Stored items from a collection
----------
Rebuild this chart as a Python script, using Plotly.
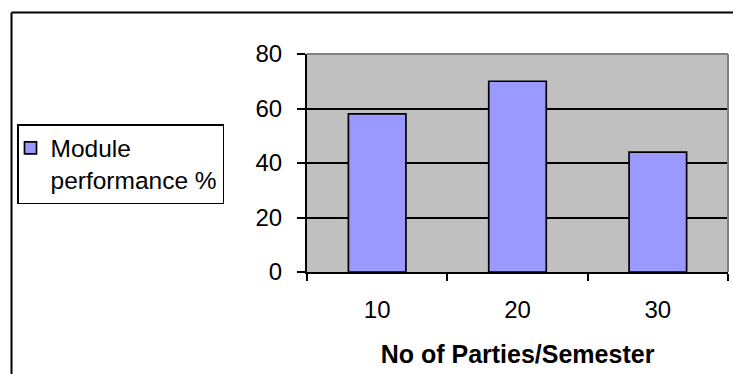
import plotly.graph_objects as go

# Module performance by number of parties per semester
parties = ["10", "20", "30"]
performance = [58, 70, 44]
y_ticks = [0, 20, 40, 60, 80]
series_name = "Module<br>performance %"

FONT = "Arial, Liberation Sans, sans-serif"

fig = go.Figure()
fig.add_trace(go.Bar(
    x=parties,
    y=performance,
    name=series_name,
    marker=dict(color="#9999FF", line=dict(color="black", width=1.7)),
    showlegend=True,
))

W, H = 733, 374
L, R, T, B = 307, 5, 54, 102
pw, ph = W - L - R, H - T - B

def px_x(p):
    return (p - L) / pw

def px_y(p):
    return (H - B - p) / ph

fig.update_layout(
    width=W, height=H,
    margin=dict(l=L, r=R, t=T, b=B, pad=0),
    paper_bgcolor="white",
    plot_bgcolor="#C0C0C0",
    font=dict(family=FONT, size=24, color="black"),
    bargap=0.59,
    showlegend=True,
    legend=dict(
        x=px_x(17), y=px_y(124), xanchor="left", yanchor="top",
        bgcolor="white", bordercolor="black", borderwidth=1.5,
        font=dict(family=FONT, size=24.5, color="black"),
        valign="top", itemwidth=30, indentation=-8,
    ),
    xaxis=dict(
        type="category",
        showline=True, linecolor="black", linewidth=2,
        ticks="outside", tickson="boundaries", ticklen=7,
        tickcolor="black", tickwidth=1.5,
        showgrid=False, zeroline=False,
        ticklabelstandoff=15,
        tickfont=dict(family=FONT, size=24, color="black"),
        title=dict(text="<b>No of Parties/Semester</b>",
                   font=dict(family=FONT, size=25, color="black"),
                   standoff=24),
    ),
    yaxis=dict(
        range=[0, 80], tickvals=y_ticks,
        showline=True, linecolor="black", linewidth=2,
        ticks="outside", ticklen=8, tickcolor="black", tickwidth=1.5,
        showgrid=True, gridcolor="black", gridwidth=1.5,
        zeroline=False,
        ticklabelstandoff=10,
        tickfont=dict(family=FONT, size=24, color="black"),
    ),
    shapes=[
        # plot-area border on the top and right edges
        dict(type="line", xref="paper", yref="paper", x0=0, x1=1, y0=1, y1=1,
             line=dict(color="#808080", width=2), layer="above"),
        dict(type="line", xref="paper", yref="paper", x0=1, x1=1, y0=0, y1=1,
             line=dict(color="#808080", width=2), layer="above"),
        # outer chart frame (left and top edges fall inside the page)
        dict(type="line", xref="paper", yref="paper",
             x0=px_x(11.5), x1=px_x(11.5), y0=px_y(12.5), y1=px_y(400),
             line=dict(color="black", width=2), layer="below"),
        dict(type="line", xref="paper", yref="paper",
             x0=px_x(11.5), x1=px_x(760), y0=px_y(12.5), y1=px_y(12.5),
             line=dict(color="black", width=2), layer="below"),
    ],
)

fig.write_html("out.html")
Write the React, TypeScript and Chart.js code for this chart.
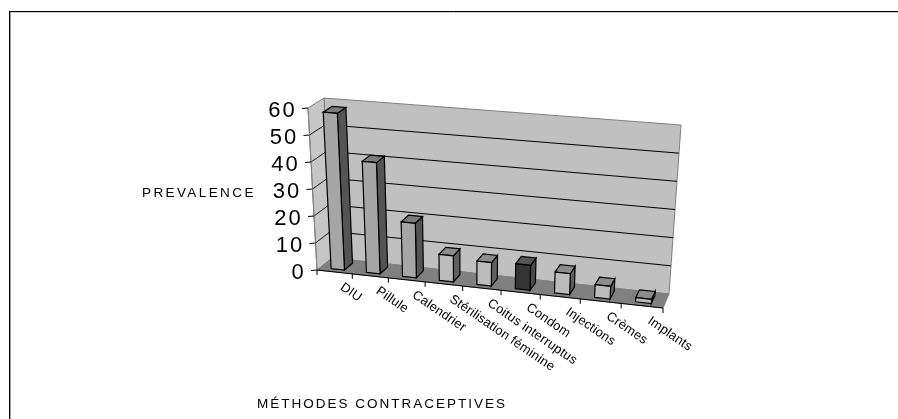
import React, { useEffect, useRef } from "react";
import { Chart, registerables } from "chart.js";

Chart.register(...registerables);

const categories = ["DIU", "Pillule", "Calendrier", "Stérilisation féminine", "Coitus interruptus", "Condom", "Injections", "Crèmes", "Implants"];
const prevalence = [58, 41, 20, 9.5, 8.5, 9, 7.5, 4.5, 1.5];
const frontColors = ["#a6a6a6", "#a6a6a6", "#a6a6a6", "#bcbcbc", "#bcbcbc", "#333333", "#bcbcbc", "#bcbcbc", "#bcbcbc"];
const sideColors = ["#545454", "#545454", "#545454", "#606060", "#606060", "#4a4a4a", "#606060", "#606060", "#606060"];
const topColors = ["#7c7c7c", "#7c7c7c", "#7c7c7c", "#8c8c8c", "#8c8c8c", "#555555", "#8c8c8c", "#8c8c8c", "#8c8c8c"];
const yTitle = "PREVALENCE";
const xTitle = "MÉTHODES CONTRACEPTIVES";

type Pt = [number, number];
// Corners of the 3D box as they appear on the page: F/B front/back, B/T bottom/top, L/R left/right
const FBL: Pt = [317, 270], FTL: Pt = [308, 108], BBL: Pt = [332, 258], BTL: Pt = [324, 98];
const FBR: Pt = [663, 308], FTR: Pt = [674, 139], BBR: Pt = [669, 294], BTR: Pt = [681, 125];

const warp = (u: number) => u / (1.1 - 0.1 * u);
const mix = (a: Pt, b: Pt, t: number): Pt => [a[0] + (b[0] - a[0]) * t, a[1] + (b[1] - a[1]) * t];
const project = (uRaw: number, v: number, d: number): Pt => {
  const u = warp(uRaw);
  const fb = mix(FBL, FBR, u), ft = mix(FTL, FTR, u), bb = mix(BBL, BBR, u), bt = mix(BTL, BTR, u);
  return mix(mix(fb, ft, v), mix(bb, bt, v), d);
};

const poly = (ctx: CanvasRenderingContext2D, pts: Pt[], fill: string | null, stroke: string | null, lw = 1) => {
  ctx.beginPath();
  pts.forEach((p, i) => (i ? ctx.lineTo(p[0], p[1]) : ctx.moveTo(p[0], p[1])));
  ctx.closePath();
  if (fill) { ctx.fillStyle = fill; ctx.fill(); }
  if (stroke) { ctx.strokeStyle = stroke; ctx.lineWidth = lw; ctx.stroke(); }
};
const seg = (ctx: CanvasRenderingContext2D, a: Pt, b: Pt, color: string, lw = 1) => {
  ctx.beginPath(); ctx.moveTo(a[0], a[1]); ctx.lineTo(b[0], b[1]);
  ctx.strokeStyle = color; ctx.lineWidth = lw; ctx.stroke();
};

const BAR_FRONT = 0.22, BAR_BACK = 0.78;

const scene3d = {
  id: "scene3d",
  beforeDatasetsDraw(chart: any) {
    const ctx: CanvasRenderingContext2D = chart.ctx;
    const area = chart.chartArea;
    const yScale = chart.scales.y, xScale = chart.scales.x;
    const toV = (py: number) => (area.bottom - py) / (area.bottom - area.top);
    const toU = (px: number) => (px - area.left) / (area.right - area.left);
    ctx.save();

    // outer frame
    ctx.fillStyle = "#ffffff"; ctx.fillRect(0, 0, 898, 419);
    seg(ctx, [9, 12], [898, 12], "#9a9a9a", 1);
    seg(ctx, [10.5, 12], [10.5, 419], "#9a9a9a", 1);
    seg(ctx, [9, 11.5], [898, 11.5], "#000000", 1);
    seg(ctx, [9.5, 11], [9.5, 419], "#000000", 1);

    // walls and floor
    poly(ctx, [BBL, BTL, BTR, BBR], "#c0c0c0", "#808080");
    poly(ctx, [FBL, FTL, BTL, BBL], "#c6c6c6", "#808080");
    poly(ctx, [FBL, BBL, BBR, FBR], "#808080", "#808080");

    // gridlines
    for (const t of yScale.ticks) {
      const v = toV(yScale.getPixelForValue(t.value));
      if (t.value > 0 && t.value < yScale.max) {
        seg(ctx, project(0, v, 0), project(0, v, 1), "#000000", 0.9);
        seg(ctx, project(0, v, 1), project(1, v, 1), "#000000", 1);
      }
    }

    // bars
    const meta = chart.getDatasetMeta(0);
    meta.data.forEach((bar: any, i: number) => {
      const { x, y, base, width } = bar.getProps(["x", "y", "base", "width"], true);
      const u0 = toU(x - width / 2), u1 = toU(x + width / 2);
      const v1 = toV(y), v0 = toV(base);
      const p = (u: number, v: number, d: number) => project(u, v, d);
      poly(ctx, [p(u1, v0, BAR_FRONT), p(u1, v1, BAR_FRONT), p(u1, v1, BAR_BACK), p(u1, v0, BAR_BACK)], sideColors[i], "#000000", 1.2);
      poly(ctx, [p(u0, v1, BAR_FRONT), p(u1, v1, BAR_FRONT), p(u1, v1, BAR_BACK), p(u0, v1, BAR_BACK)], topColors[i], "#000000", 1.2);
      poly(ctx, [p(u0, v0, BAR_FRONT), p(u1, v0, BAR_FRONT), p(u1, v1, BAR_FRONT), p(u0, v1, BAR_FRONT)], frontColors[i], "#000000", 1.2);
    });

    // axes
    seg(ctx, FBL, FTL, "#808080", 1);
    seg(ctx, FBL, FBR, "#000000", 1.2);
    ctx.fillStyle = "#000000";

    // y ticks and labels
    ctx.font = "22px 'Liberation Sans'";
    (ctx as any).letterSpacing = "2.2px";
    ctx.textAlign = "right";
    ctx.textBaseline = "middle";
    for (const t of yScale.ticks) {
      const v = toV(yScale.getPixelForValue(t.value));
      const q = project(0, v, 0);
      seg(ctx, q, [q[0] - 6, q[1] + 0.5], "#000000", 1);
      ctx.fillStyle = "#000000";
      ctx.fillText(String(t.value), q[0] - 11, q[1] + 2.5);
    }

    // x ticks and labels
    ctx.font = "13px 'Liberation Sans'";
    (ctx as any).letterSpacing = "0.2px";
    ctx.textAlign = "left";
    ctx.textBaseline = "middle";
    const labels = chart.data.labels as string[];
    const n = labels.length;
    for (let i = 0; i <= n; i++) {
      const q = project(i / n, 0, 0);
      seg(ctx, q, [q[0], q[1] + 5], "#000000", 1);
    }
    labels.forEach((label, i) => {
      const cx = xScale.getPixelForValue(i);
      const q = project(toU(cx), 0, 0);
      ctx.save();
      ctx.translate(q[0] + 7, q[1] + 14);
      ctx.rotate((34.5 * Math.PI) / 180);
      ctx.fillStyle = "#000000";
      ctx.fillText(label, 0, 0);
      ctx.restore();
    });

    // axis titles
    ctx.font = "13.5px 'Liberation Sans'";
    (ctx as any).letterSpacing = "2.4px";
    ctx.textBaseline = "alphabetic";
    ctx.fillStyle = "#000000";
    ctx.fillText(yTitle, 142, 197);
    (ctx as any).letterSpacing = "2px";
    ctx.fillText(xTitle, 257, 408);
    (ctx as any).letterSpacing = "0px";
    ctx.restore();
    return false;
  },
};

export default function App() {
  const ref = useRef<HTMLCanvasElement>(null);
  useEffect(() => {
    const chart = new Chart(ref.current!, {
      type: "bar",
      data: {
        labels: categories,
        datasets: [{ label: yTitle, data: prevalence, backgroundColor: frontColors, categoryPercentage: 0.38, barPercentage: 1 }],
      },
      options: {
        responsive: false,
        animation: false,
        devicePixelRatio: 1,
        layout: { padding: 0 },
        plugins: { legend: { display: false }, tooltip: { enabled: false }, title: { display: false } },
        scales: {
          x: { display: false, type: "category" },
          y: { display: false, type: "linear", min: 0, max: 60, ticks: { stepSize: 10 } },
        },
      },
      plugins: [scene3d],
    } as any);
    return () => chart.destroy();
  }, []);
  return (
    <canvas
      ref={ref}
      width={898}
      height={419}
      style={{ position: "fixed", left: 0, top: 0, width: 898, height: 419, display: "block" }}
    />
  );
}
----------
■ Instructions for the task: Please repeat exactly the data above from its first line to the line that contains "return (H - B - p) / ph", inclusive, and leave every picture out.

■ Final result:
Rebuild this chart as a Python script, using Plotly.
import plotly.graph_objects as go

# Module performance by number of parties per semester
parties = ["10", "20", "30"]
performance = [58, 70, 44]
y_ticks = [0, 20, 40, 60, 80]
series_name = "Module<br>performance %"

FONT = "Arial, Liberation Sans, sans-serif"

fig = go.Figure()
fig.add_trace(go.Bar(
    x=parties,
    y=performance,
    name=series_name,
    marker=dict(color="#9999FF", line=dict(color="black", width=1.7)),
    showlegend=True,
))

W, H = 733, 374
L, R, T, B = 307, 5, 54, 102
pw, ph = W - L - R, H - T - B

def px_x(p):
    return (p - L) / pw

def px_y(p):
    return (H - B - p) / ph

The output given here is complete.